The newest organ in the series was Coventry, which was built by H&H in 1962 for Basil Spence’s post-war cathedral. Its ultra-modern scheme had been drawn up by Sidney Campbell in conjunction with Cuthbert Harrison. They were clearly influenced by Ralph Downes’s controversial specification for the 1954 organ at the Royal Festival Hall, London (also H&H), which had broken new ground to the extent of drawing hostility from the musical establishment. Felix Aprahamian characterised Coventry thus: ‘Roaring pedal and bright manual reeds, a homely diapason chorus and even scintillating mutations – all take part in the parade. And there’s reverberation that sets the loud final chords rolling round the building’ (July 1965).

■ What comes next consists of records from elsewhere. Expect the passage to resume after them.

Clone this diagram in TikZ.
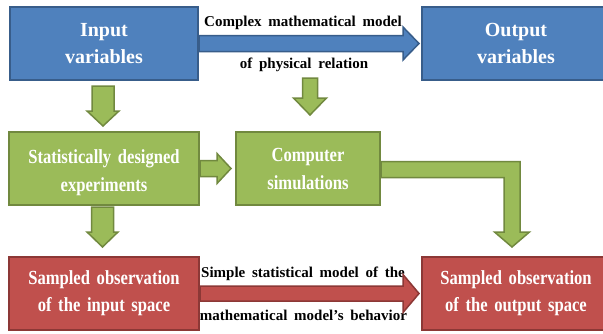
\documentclass[tikz,border=0pt]{standalone}
\usepackage{fontspec}
\setmainfont{Liberation Serif}
\newfontfamily\narrowserif{Liberation Serif}[FakeStretch=0.83,WordSpace=1.6]
\newfontfamily\labelserif{Liberation Serif}[WordSpace=1.8]
\usetikzlibrary{calc}
\definecolor{ssBlue}{RGB}{79,129,189}
\definecolor{ssBlueD}{RGB}{56,93,138}
\definecolor{ssGreen}{RGB}{155,187,89}
\definecolor{ssGreenD}{RGB}{113,137,63}
\definecolor{ssRed}{RGB}{192,80,77}
\definecolor{ssRedD}{RGB}{140,56,54}
% block arrows: style, start, tip, half shaft, half head, head length
\newcommand{\hblock}[6]{\path[#1] let \p1=(#2), \p2=(#3) in
  (\x1,\y1+#4pt) -- (\x2-#6pt,\y1+#4pt) -- (\x2-#6pt,\y1+#5pt) -- (\x2,\y1)
  -- (\x2-#6pt,\y1-#5pt) -- (\x2-#6pt,\y1-#4pt) -- (\x1,\y1-#4pt) -- cycle;}
\newcommand{\vblock}[6]{\path[#1] let \p1=(#2), \p2=(#3) in
  (\x1-#4pt,\y1) -- (\x1-#4pt,\y2+#6pt) -- (\x1-#5pt,\y2+#6pt) -- (\x1,\y2)
  -- (\x1+#5pt,\y2+#6pt) -- (\x1+#4pt,\y2+#6pt) -- (\x1+#4pt,\y1) -- cycle;}

\begin{document}
\begin{tikzpicture}[x=1pt,y=1pt,
  box/.style={line width=2pt,minimum height=73pt,align=center,text=white,inner sep=2pt},
  bluebox/.style={box,fill=ssBlue,draw=ssBlueD,minimum width=188pt,
            font=\bfseries\fontsize{20}{27}\selectfont},
  greenbox/.style={box,fill=ssGreen,draw=ssGreenD,
            font=\narrowserif\bfseries\fontsize{20}{28}\selectfont},
  redbox/.style={box,fill=ssRed,draw=ssRedD,
            font=\narrowserif\bfseries\fontsize{20}{27}\selectfont},
  lbl/.style={anchor=base,inner sep=0pt,font=\labelserif\bfseries\fontsize{15}{18}\selectfont},
  barr/.style={fill=ssBlue,draw=ssBlueD,line width=1.5pt},
  garr/.style={fill=ssGreen,draw=ssGreenD,line width=1.5pt},
  rarr/.style={fill=ssRed,draw=ssRedD,line width=1.5pt}]
\useasboundingbox (0,0) rectangle (603,333);
\node[bluebox] (inp) at (104,289.5) {Input\\variables};
\node[bluebox] (outp) at (516,289.5) {Output\\variables};
\node[greenbox,minimum width=190pt] (stat) at (104,164.5)
  {\rule{0pt}{22pt}Statistically designed\\experiments};
\node[greenbox,minimum width=144pt] (comp) at (308,164.5) {Computer\\simulations};
\node[redbox,minimum width=190pt] (sin) at (104,39.5) {Sampled observation\\of the input space};
\node[redbox,minimum width=188pt] (sout) at (516,39.5) {Sampled observation\\of the output space};
\node[lbl] (cmplx) at (303,306) {Complex mathematical model};
\node[lbl] (phys) at (304,265) {of physical relation};
\node[lbl] (simp) at (303,56) {Simple statistical model of the};
\node[lbl] (behav) at (303.5,13) {mathematical model’s behavior};
\coordinate (simtop) at (310,255);
\hblock{barr}{inp.east}{$(outp.west)+(-2,0)$}{8}{16.5}{16}
\hblock{rarr}{sin.east}{$(sout.west)+(-2,0)$}{7.5}{19}{16}
\hblock{garr}{stat.east}{$(comp.west)+(-4,0)$}{8}{15}{14}
\vblock{garr}{$(inp.south)+(-1,-5)$}{$(stat.north)+(-1,5)$}{11}{16}{15}
\vblock{garr}{$(stat.south)+(-1.5,-1)$}{$(sin.north)+(-1.5,9)$}{11}{15.5}{15}
\vblock{garr}{simtop}{$(comp.north)+(2,16)$}{7.5}{16.5}{17}
\path[garr] let \p1=(comp.east), \p2=($(sout.north)+(-4,9)$) in
  (\x1,\y1+7pt) -- (\x2+8pt,\y1+7pt) -- (\x2+8pt,\y2+15pt) -- (\x2+17.5pt,\y2+15pt)
  -- (\x2,\y2) -- (\x2-17.5pt,\y2+15pt) -- (\x2-8pt,\y2+15pt) -- (\x2-8pt,\y1-9pt)
  -- (\x1,\y1-9pt) -- cycle;
\end{tikzpicture}
\end{document}
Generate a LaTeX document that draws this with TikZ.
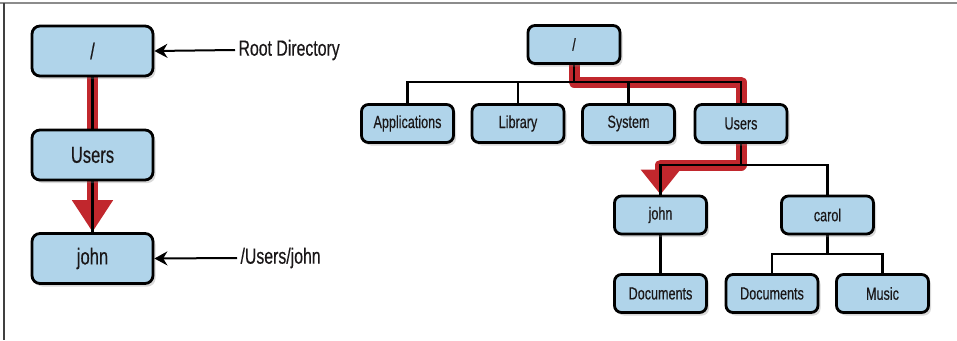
\documentclass[tikz,border=0pt]{standalone}
\usepackage{fontspec}
\setmainfont[FakeStretch=0.72, FakeBold=0.4]{Liberation Sans}
\usepackage{xcolor}
\usepackage{tikz}
\usetikzlibrary{arrows.meta, shadows, backgrounds}
\definecolor{dirblue}{HTML}{B0D4EA}
\definecolor{pathred}{HTML}{C1272D}
\definecolor{ink}{HTML}{1A1718}
\tikzstyle{dirbox} = [draw=black, line width=2.8pt, fill=dirblue, rounded corners=8pt, text=ink,
  drop shadow={shadow xshift=2.5pt, shadow yshift=-3pt, opacity=0.3}]
\tikzstyle{bigbox} = [dirbox, minimum width=121pt, minimum height=50pt, font=\fontsize{23}{23}\selectfont]
\tikzstyle{smallbox} = [dirbox, rounded corners=7pt, minimum width=92pt, minimum height=38pt, font=\fontsize{17.5}{17.5}\selectfont]
\tikzstyle{link} = [line width=2.2pt, black]
\tikzstyle{hilite} = [line width=11pt, pathred, line join=round]
\tikzstyle{arrow} = [line width=2pt, -{Stealth[length=13pt, width=14pt]}]
\newcommand{\lbl}[1]{{\fontsize{22}{22}\selectfont\color{ink} #1}}

\begin{document}
\begin{tikzpicture}[x=1pt, y=-1pt]
  \useasboundingbox (0,0) rectangle (957,340);
  \draw[line width=1.5pt, black!45] (0,3) -- (957,3);
  \draw[line width=1.5pt, black!75] (4,3) -- (4,340);
  % left panel
  \node[bigbox] (root) at (92.5,51) {/};
  \node[bigbox] (users) at (92.5,155) {Users};
  \node[bigbox] (john) at (92.5,258.5) {john};
  \node[anchor=west] (rootlbl) at (235,50) {\lbl{Root Directory}};
  \node[anchor=west] (johnlbl) at (237,258) {\lbl{/Users/john}};
  \draw[arrow] (rootlbl.west) -- (root.east);
  \draw[arrow] (johnlbl.west) -- (john.east);
  % right panel
  \node[smallbox] (troot) at (574,44.5) {/};
  \node[smallbox] (apps) at (407.5,123.5) {Applications};
  \node[smallbox] (lib) at (518,123.5) {Library};
  \node[smallbox] (sys) at (628.5,123.5) {System};
  \node[smallbox] (usr) at (741,123.5) {Users};
  \node[smallbox] (tjohn) at (660.5,215) {john};
  \node[smallbox] (carol) at (827.5,215) {carol};
  \node[smallbox] (jdocs) at (660.5,293.5) {Documents};
  \node[smallbox] (cdocs) at (772,293.5) {Documents};
  \node[smallbox] (music) at (882.5,293.5) {Music};
  \coordinate (bus1) at (0,82);
  \coordinate (bus2) at (0,165);
  \coordinate (bus3) at (0,254);
  \begin{scope}[on background layer]
    \draw[hilite, -{Triangle[width=39pt, length=32pt]}] (root.south) -- (john.north);
    \draw[link] (root.south) -- (john.north);
    \draw[hilite] (troot.south) |- (usr.north |- bus1) -- (usr.north);
    \draw[hilite, -{Triangle[width=38pt, length=25pt]}] (usr.south) |- (tjohn.north |- bus2) -- (tjohn.north);
    \draw[link] (troot.south) -- (troot.south |- bus1);
    \draw[link] (apps.north) |- (usr.north |- bus1) -- (usr.north);
    \foreach \n in {lib,sys}
      \draw[link] (\n.north) -- (\n.north |- bus1);
    \draw[link] (usr.south) -- (usr.south |- bus2);
    \draw[link] (tjohn.north) |- (carol.north |- bus2) -- (carol.north);
    \draw[link] (tjohn.south) -- (jdocs.north);
    \draw[link] (carol.south) -- (carol.south |- bus3);
    \draw[link] (cdocs.north) |- (music.north |- bus3) -- (music.north);
  \end{scope}
\end{tikzpicture}
\end{document}
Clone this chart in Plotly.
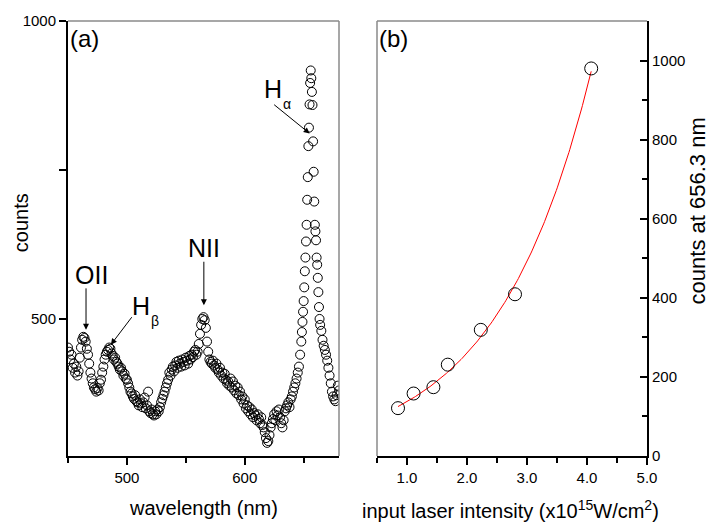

Quite early on, it had been intended to limit GCOS to 12 LPs: clearly the series as it ran exceeded expectations. Nonetheless, by 1971 it seems to have run out of steam, so not just Peterborough but important organs such as Truro, Ripon and St Albans are missing from the pantheon. The 19 organs that made it are more than enough, however, to give a rounded portrait of a prevailing sound: high Romantic, with a whiff of lost empire, and emergent hints of a classical past.